Muito embora este profissional tenha contato direto com servidores públicos, não existe qualquer hierarquia entre eles, o que é assegurado inclusive por esse diploma normativo:

“Art. 5º Não há hierarquia nem subordinação entre os Despachantes Documentalistas, servidores e funcionários públicos.”

    O art. 6º, caput, desta lei federal atribui grande liberdade de atuação, mas registra que, para determinados atos, a lei exige poderes específicos:

“Art. 6º O Despachante Documentalista tem mandato presumido de representação na defesa dos interesses de seus comitentes, salvo para a prática de atos para os quais a lei exija poderes especiais.”

    Claro que não pode o despachante adentrar atribuições que são próprias de outras profissões. Portanto, é bastante razoável a previsão do art. 6º, parágrafo único, da Lei 10.602/2002:

“Art. 6º (…)
Parágrafo único. O Despachante Documentalista, no desempenho de suas atividades profissionais, não praticará, sob pena de nulidade, atos privativos de outras profissões liberais definidas em lei.”

    A lei apresenta pouquíssimos preceitos. Dessa maneira, como a lei não fixa maiores detalhes sobre essa atuação profissional, alguns Estados editam normas sobre o exercício da profissão. O problema é que compete privativamente à União legislar sobre o exercício de profissões, conforme art. 22, XVI, da CF:

“Art. 22. Compete privativamente à União legislar sobre: XVI – organização do sistema nacional de emprego e condições para o exercício de profissões;”
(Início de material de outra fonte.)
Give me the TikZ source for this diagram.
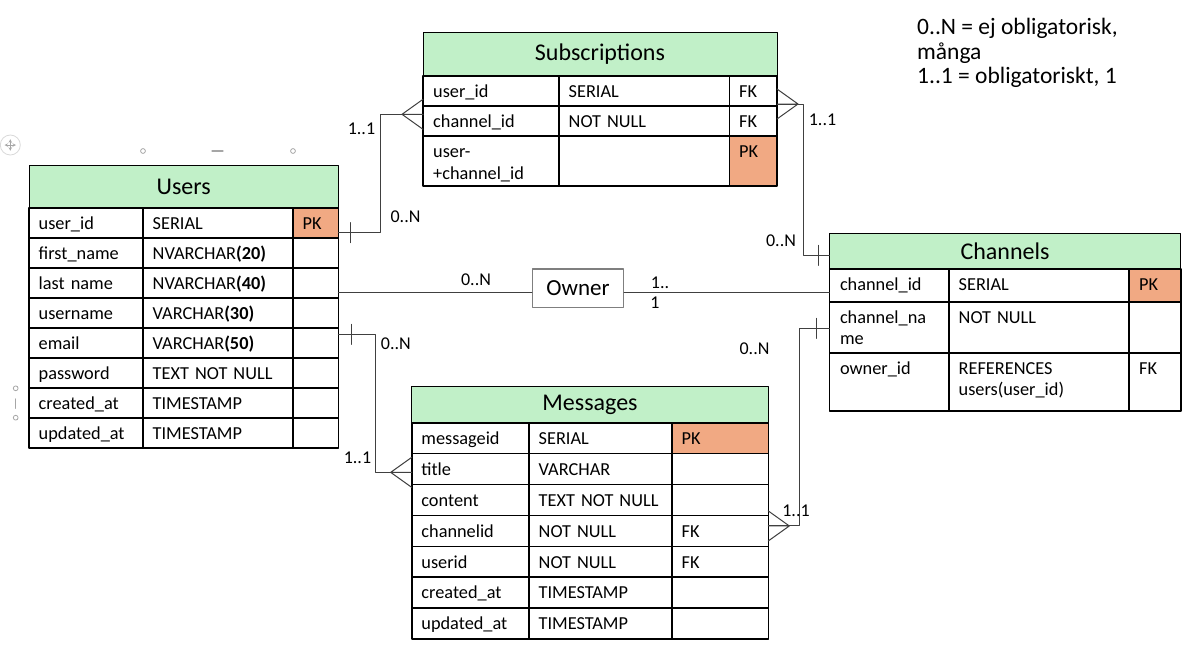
\documentclass[tikz,border=0pt]{standalone}
\usepackage{fontspec}
\setmainfont{Carlito}
\usetikzlibrary{calc}

\definecolor{headgreen}{HTML}{C1F0C8}
\definecolor{pkorange}{HTML}{F1A983}
\definecolor{linegray}{HTML}{404040}
\definecolor{boxgray}{HTML}{7F7F7F}
\definecolor{handlegray}{HTML}{A6A6A6}

\tikzset{
  head/.style={draw, line width=1pt, fill=headgreen, anchor=north west, inner sep=0pt, outer sep=0pt,
    font=\fontsize{24}{28}\selectfont},
  cell/.style={draw, line width=1.6pt, anchor=north west, inner sep=0pt, outer sep=0pt},
  txt/.style={anchor=north west, inner sep=0pt, text width=150pt, align=left,
    font=\fontsize{18.3}{21.5}\selectfont, execute at begin node=\strut},
  conn/.style={draw=linegray, line width=1pt},
  card/.style={inner sep=0pt, font=\fontsize{18}{21}\selectfont},
  crow/.pic={\draw[conn] (0,-15) -- (-21,0) -- (0,15) (-21,0) -- (0,0);},
  tick/.pic={\draw[conn] (0,-10) -- (0,10);},
  handle/.style={draw=handlegray, line width=0.8pt, fill=white}
}

\begin{document}
\begin{tikzpicture}[line cap=round,line join=round,x=1pt,y=-1pt]
\useasboundingbox[fill=white] (0,0) rectangle (1200,670);

% selection handles
\draw[draw=black!15, line width=0.8pt] (10.3,145) circle[radius=10pt];
\draw[handlegray, line width=0.6pt, <->, >=stealth] (4.5,145) -- (16,145);
\draw[handlegray, line width=0.6pt, <->, >=stealth] (10.3,139.2) -- (10.3,150.8);
\draw[handle] (143,151) circle[radius=2.4pt] (293,151) circle[radius=2.4pt];
\draw[handlegray, line width=1.2pt] (212,151) -- (223,151);
\draw[handle] (15.7,388.3) circle[radius=2.4pt] (15.7,417.7) circle[radius=2.4pt];
\draw[handlegray, line width=1.2pt] (15.7,399) -- (15.7,408.3);

% Users
\node[head, minimum width=309.3pt, minimum height=43pt] (users) at (29,165) {Users};
\foreach \nm/\ty/\ky/\kf [count=\i from 0] in {
  user\_id/SERIAL/PK/pkorange,
  first\_name/{NVARCHAR\textbf{(20)}}/{}/white,
  last name/{NVARCHAR\textbf{(40)}}/{}/white,
  username/{VARCHAR\textbf{(30)}}/{}/white,
  email/{VARCHAR\textbf{(50)}}/{}/white,
  password/TEXT NOT NULL/{}/white,
  created\_at/TIMESTAMP/{}/white,
  updated\_at/TIMESTAMP/{}/white}{
  \node[cell, minimum width=114pt, minimum height=30pt] (u-\i-a) at (29,{208+30*\i}) {};
  \node[cell, minimum width=150pt, minimum height=30pt] (u-\i-b) at (143,{208+30*\i}) {};
  \node[cell, minimum width=45.3pt, minimum height=30pt, fill=\kf] (u-\i-c) at (293,{208+30*\i}) {};
  \node[txt] (u-\i-at) at ($(u-\i-a.north west)+(9.5,6.3)$) {\nm};
  \node[txt] (u-\i-bt) at ($(u-\i-b.north west)+(9.5,6.3)$) {\ty};
  \node[txt] (u-\i-ct) at ($(u-\i-c.north west)+(9.5,6.3)$) {\ky};
}

% Subscriptions
\node[head, minimum width=354pt, minimum height=44pt] (subs) at (423,32) {Subscriptions};
\foreach \y/\h/\nm/\ty/\ky/\kf [count=\i from 0] in {
  76/30/user\_id/SERIAL/FK/white,
  106/30/channel\_id/NOT NULL/FK/white,
  136/50/{user-\\+channel\_id}/{}/PK/pkorange}{
  \node[cell, minimum width=136pt, minimum height=\h pt] (s-\i-a) at (423,\y) {};
  \node[cell, minimum width=170.5pt, minimum height=\h pt] (s-\i-b) at (559,\y) {};
  \node[cell, minimum width=47.5pt, minimum height=\h pt, fill=\kf] (s-\i-c) at (729.5,\y) {};
  \node[txt] (s-\i-at) at ($(s-\i-a.north west)+(10,6.3)$) {\nm};
  \node[txt] (s-\i-bt) at ($(s-\i-b.north west)+(9.5,6.3)$) {\ty};
  \node[txt] (s-\i-ct) at ($(s-\i-c.north west)+(9.5,6.3)$) {\ky};
}

% Channels
\node[head, minimum width=351.4pt, minimum height=35.7pt] (channels) at (829.3,233.3) {Channels};
\foreach \y/\h/\nm/\ty/\ky/\kf [count=\i from 0] in {
  269/32.7/channel\_id/SERIAL/PK/pkorange,
  301.7/51/{channel\_na\\me}/NOT NULL/{}/white,
  352.7/58.3/owner\_id/{REFERENCES\\users(user\_id)}/FK/white}{
  \node[cell, minimum width=119.7pt, minimum height=\h pt] (c-\i-a) at (829.3,\y) {};
  \node[cell, minimum width=180pt, minimum height=\h pt] (c-\i-b) at (949,\y) {};
  \node[cell, minimum width=51.7pt, minimum height=\h pt, fill=\kf] (c-\i-c) at (1129,\y) {};
  \node[txt] (c-\i-at) at ($(c-\i-a.north west)+(10.5,6.3)$) {\nm};
  \node[txt] (c-\i-bt) at ($(c-\i-b.north west)+(9.5,6.3)$) {\ty};
  \node[txt] (c-\i-ct) at ($(c-\i-c.north west)+(10,6.3)$) {\ky};
}

% Messages
\node[head, minimum width=356.6pt, minimum height=36pt] (messages) at (411.7,386.7) {Messages};
\foreach \nm/\ty/\ky/\kf [count=\i from 0] in {
  messageid/SERIAL/PK/pkorange,
  title/VARCHAR/{}/white,
  content/TEXT NOT NULL/{}/white,
  channelid/NOT NULL/FK/white,
  userid/NOT NULL/FK/white,
  created\_at/TIMESTAMP/{}/white,
  updated\_at/TIMESTAMP/{}/white}{
  \node[cell, minimum width=117.3pt, minimum height=30.9pt] (m-\i-a) at (411.7,{422.7+30.9*\i}) {};
  \node[cell, minimum width=143pt, minimum height=30.9pt] (m-\i-b) at (529,{422.7+30.9*\i}) {};
  \node[cell, minimum width=96.3pt, minimum height=30.9pt, fill=\kf] (m-\i-c) at (672,{422.7+30.9*\i}) {};
  \node[txt] (m-\i-at) at ($(m-\i-a.north west)+(9.5,6.5)$) {\nm};
  \node[txt] (m-\i-bt) at ($(m-\i-b.north west)+(9.5,6.5)$) {\ty};
  \node[txt] (m-\i-ct) at ($(m-\i-c.north west)+(9.5,6.5)$) {\ky};
}

% Owner
\node[draw=boxgray, line width=1.5pt, minimum width=90.6pt, minimum height=38.3pt,
  inner sep=0pt, font=\fontsize{23}{27}\selectfont] (owner) at (578,288.2) {Owner};

% Users -- Subscriptions
\coordinate (s-in) at ($(s-1-a.north west)+(0,8.3)$);
\draw[conn] ($(u-0-c.east)+(0,9.7)$) -| ($(s-in)+(-42.3,0)$) -- (s-in);
\path (s-in) pic {crow} ($(u-0-c.east)+(12,9.7)$) pic {tick};
\node[card] (l-us-1) at (361.5,128.3) {1..1};
\node[card] (l-us-2) at (405.5,217) {0..N};

% Subscriptions -- Channels
\coordinate (s-out) at ($(s-0-c.south east)+(0,-2)$);
\coordinate (c-in) at ($(channels.west)+(0,4.2)$);
\draw[conn] (s-out) -- ++(26.3,0) |- (c-in);
\path (s-out) pic[xscale=-1] {crow} ($(c-in)+(-11,0)$) pic {tick};
\node[card] (l-sc-1) at (822.5,119.3) {1..1};
\node[card] (l-sc-2) at (781,241) {0..N};

% Users -- Owner -- Channels
\coordinate (o-l) at ($(u-2-c.east)+(0,9)$);
\draw[conn] (o-l) -- (owner.west |- o-l);
\draw[conn] (owner.east |- o-l) -- (c-0-a.west |- o-l);
\node[card] (l-uo) at (476,280) {0..N};
\node[card] (l-oc-1) at (660,283) {1..};
\node[card] (l-oc-2) at (655,303) {1};

% Users -- Messages
\coordinate (m-in) at ($(m-1-a.west)+(0,3.3)$);
\draw[conn] ($(u-4-c.east)+(0,-8.7)$) -| ($(m-in)+(-36,0)$) -- (m-in);
\path (m-in) pic {crow} ($(u-4-c.east)+(13.4,-8.7)$) pic {tick};
\node[card] (l-um-1) at (395.8,344) {0..N};
\node[card] (l-um-2) at (357.5,457.7) {1..1};

% Messages -- Channels
\coordinate (m-out) at ($(m-3-c.east)+(0,-4.9)$);
\coordinate (c-in2) at ($(c-1-a.west)+(0,1.1)$);
\draw[conn] (m-out) -- ++(31,0) |- (c-in2);
\path (m-out) pic[xscale=-1] {crow} ($(c-in2)+(-12.6,0)$) pic {tick};
\node[card] (l-mc-1) at (796,510.7) {1..1};
\node[card] (l-mc-2) at (754.5,349) {0..N};

% legend
\node[anchor=base west, inner sep=0pt, align=left, font=\fontsize{23.5}{24.5}\selectfont] (legend)
  at (917,83.5) {0..N = ej obligatorisk,\\många\\1..1 = obligatoriskt, 1};
\end{tikzpicture}
\end{document}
    Nesse contexto, há uma efetiva inconstitucionalidade dessas leis estaduais. O Supremo Tribunal Federal já reconheceu recentemente a inconstitucionalidade de lei estadual que estabeleceu regras sobre o exercício da profissão de despachante:

“AÇÃO DIRETA DE INCONSTITUCIONALIDADE. LEI Nº 14.475/2014, DO ESTADO DO RIO GRANDE DO SUL. DIPLOMA LEGISLATIVO QUE REGULA A ATIVIDADE DE DESPACHANTE DOCUMENTALISTA DE TRÂNSITO NAQUELA UNIDADE DA FEDERAÇÃO. USURPAÇÃO DA COMPETÊNCIA LEGISLATIVA PRIVATIVA DA UNIÃO PARA DISPOR SOBRE CONDIÇÕES DE EXERCÍCIO DE PROFISSÕES (CF, ART. 22, XVI). PRECEDENTES. INCONSTITUCIONALIDADE FORMAL. 1. A Lei gaúcha nº 14.475/2014 disciplina a atuação dos despachantes documentalistas de trânsito, estabelecendo condições, impondo requisitos, fixando impedimentos, delimitando atribuições e cominando penalidades aos integrantes dessa categoria profissional. 2. Compete à União Federal legislar, privativamente, sobre condições para o exercício de profissões (CF, art. 22, XVI), ainda que a atividade envolva a prestação eventual de serviços perante órgãos da administração pública local. 3. Aos Estados-membros e ao Distrito Federal, em tema de regulamentação das profissões, cabe dispor apenas sobre questões específicas relacionadas aos interesses locais e somente quando houver delegação legislativa da União operada por meio de lei complementar (CF, art. 22, parágrafo único), inexistente na espécie. 4. Ação direta de inconstitucionalidade julgada procedente. (ADI 5412, Min. Rel. ROSA WEBER, Tribunal Pleno, publicado em 27-05-2021)”

    Ora, se até mesmo uma lei estadual fica eivada de inconstitucionalidade ao tratar do tema, o mesmo ocorre com portarias que apresentam abstração e generalidade suficientes. Foi o que ocorreu, em junho de 2021, na ADI 6754.